──────── Data section

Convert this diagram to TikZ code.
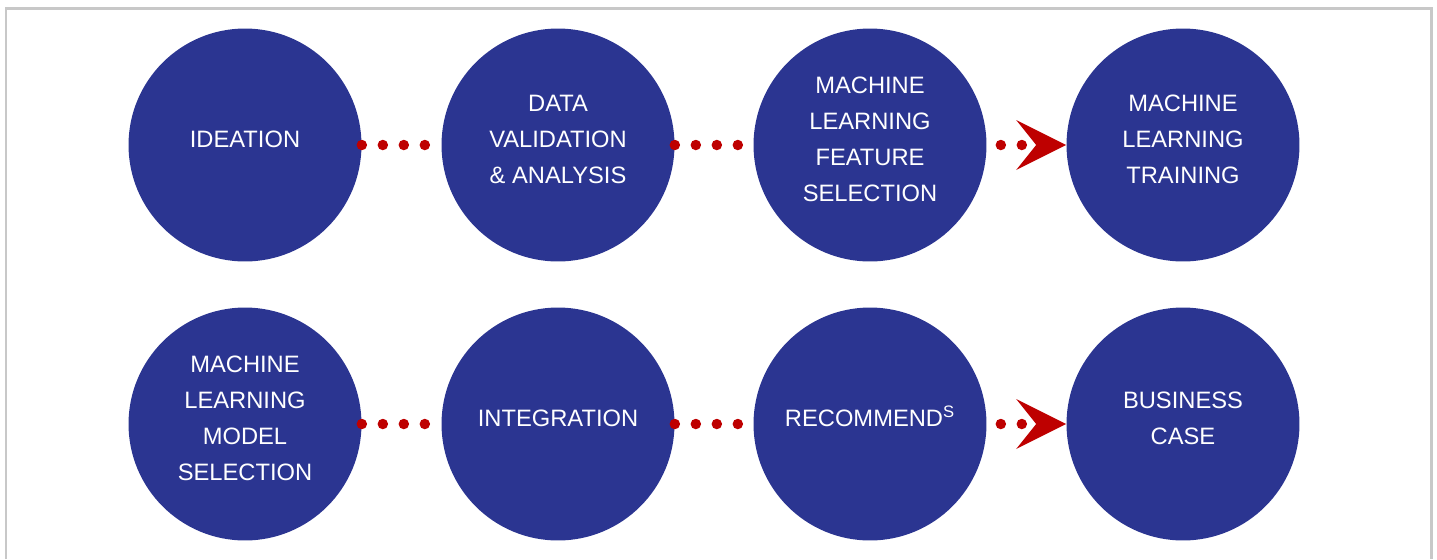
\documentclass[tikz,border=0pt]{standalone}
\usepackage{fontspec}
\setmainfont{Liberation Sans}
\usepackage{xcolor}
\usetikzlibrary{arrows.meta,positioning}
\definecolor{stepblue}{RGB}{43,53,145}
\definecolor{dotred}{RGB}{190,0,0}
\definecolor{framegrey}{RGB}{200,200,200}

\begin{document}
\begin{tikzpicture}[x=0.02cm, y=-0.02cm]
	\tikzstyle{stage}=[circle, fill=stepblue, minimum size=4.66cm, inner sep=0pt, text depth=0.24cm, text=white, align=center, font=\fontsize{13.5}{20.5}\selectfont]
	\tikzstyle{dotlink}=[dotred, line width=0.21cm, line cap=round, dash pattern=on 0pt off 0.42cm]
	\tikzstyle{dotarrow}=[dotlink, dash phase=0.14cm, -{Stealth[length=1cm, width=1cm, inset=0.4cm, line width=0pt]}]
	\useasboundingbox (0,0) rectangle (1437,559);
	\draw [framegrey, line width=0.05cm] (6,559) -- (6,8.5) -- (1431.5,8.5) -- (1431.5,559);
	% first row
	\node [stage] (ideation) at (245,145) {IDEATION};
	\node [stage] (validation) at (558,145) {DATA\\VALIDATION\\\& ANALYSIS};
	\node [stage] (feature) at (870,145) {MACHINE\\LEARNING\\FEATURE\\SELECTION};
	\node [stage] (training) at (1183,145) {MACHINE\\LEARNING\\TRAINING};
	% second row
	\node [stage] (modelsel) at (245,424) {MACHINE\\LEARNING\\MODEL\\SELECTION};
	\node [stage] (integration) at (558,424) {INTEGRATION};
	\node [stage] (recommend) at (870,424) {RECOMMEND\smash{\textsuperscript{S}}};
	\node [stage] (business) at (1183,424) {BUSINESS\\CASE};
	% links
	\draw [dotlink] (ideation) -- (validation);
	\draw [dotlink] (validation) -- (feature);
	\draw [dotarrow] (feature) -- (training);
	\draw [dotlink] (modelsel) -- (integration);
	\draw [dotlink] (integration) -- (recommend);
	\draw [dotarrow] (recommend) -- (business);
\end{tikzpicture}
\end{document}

────────────────

**Written task**. Retype the whole listing, keeping every line identical and omitting all pictures.

**Problem solution**.
Convert this diagram to TikZ code.
\documentclass[tikz,border=0pt]{standalone}
\usepackage{fontspec}
\setmainfont{Liberation Sans}
\usepackage{xcolor}
\usetikzlibrary{arrows.meta,positioning}
\definecolor{stepblue}{RGB}{43,53,145}
\definecolor{dotred}{RGB}{190,0,0}
\definecolor{framegrey}{RGB}{200,200,200}

\begin{document}
\begin{tikzpicture}[x=0.02cm, y=-0.02cm]
	\tikzstyle{stage}=[circle, fill=stepblue, minimum size=4.66cm, inner sep=0pt, text depth=0.24cm, text=white, align=center, font=\fontsize{13.5}{20.5}\selectfont]
	\tikzstyle{dotlink}=[dotred, line width=0.21cm, line cap=round, dash pattern=on 0pt off 0.42cm]
	\tikzstyle{dotarrow}=[dotlink, dash phase=0.14cm, -{Stealth[length=1cm, width=1cm, inset=0.4cm, line width=0pt]}]
	\useasboundingbox (0,0) rectangle (1437,559);
	\draw [framegrey, line width=0.05cm] (6,559) -- (6,8.5) -- (1431.5,8.5) -- (1431.5,559);
	% first row
	\node [stage] (ideation) at (245,145) {IDEATION};
	\node [stage] (validation) at (558,145) {DATA\\VALIDATION\\\& ANALYSIS};
	\node [stage] (feature) at (870,145) {MACHINE\\LEARNING\\FEATURE\\SELECTION};
	\node [stage] (training) at (1183,145) {MACHINE\\LEARNING\\TRAINING};
	% second row
	\node [stage] (modelsel) at (245,424) {MACHINE\\LEARNING\\MODEL\\SELECTION};
	\node [stage] (integration) at (558,424) {INTEGRATION};
	\node [stage] (recommend) at (870,424) {RECOMMEND\smash{\textsuperscript{S}}};
	\node [stage] (business) at (1183,424) {BUSINESS\\CASE};
	% links
	\draw [dotlink] (ideation) -- (validation);
	\draw [dotlink] (validation) -- (feature);
	\draw [dotarrow] (feature) -- (training);
	\draw [dotlink] (modelsel) -- (integration);
	\draw [dotlink] (integration) -- (recommend);
	\draw [dotarrow] (recommend) -- (business);
\end{tikzpicture}
\end{document}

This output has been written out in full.